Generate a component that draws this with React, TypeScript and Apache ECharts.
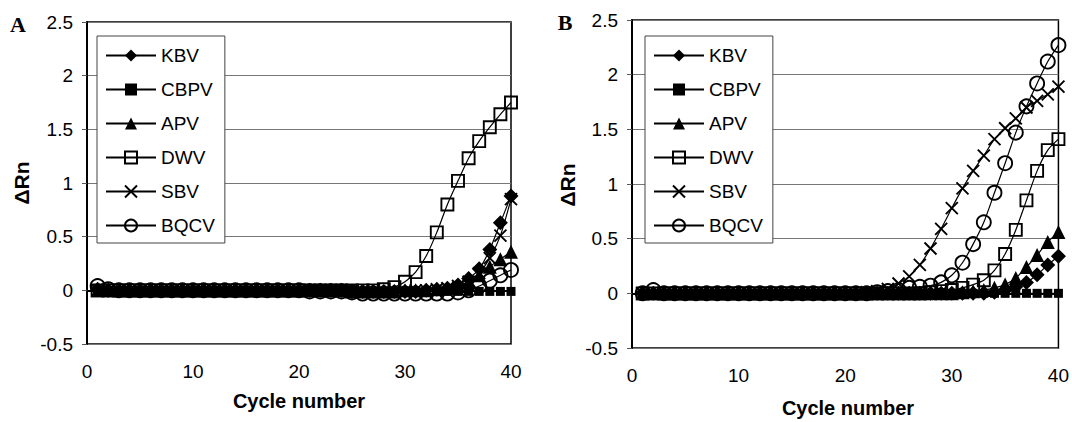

● ● ● ● ● ● ●

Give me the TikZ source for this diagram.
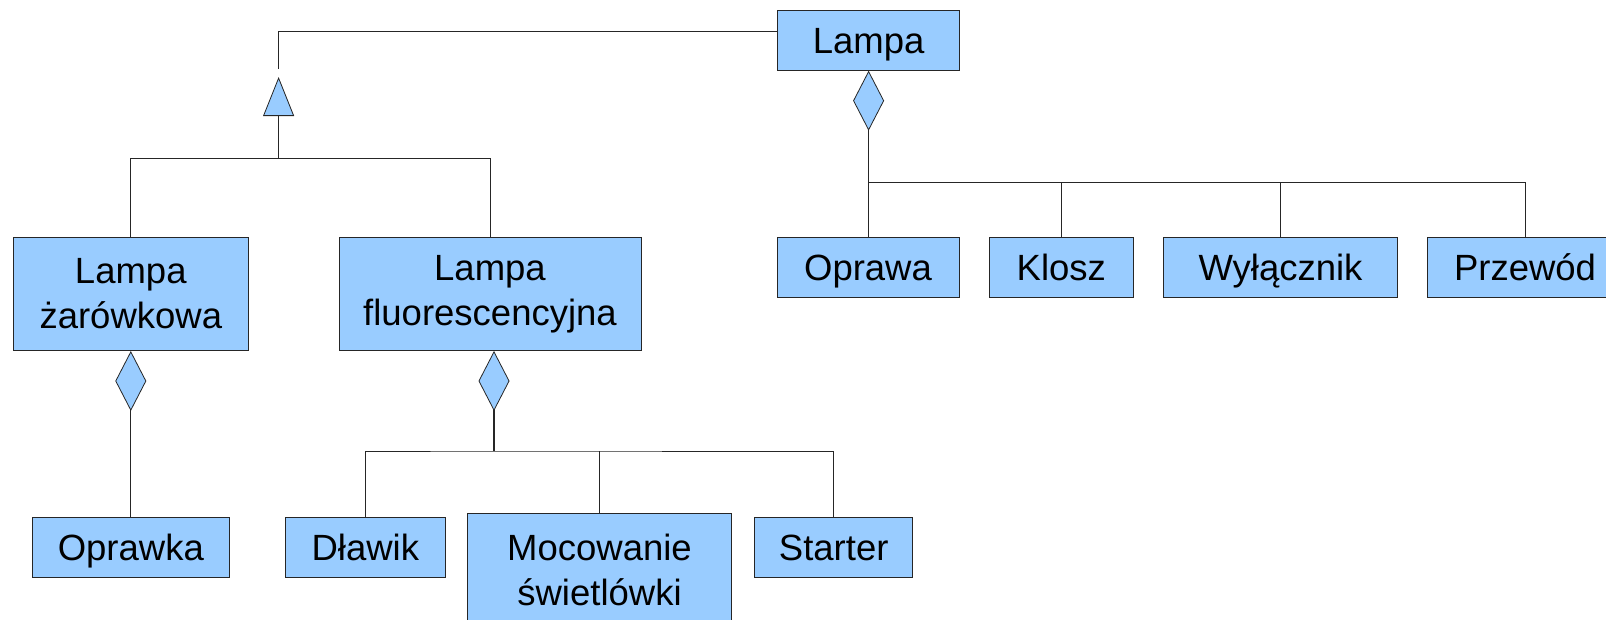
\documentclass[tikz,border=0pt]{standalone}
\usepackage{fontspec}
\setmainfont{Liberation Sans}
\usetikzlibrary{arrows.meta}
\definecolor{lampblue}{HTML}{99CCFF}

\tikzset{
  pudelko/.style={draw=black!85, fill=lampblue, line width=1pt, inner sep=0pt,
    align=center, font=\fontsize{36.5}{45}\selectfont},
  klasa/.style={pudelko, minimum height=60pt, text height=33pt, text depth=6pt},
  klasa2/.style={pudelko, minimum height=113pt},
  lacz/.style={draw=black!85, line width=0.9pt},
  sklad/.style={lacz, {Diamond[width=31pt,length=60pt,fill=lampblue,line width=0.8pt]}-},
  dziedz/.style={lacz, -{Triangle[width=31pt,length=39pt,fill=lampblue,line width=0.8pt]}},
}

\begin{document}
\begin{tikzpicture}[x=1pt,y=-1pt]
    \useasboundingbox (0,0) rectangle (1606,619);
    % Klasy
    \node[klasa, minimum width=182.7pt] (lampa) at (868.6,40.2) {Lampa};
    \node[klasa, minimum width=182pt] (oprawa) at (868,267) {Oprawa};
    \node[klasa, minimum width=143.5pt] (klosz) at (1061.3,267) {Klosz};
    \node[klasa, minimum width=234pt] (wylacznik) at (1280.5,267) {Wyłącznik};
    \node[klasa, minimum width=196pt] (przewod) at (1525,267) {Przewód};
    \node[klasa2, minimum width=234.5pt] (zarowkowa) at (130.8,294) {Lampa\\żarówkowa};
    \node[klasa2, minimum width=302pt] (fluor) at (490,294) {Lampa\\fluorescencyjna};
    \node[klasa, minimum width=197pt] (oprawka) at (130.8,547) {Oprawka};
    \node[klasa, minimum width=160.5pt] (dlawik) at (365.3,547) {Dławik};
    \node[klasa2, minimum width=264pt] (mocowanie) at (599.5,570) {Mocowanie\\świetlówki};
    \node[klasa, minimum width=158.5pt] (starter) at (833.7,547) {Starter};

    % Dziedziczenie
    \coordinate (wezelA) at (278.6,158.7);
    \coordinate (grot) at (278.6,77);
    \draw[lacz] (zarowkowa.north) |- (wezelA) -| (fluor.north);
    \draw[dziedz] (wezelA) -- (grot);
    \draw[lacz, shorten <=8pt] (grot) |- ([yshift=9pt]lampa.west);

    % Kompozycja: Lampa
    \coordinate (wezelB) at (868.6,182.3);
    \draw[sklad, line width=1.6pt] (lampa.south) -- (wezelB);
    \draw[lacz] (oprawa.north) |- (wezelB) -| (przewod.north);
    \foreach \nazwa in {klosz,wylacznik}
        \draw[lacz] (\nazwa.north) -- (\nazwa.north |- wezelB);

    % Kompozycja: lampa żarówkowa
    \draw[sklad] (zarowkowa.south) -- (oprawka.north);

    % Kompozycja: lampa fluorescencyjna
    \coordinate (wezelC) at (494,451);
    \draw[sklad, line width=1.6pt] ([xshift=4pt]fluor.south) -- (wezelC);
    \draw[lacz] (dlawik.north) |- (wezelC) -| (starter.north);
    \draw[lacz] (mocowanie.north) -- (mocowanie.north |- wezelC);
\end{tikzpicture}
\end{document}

● ● ● ● ● ● ●

[Written task]: Look through the material and copy each line that has "this".

[Exercise result]:
Generate a component that draws this with React, TypeScript and Apache ECharts.
Give me the TikZ source for this diagram.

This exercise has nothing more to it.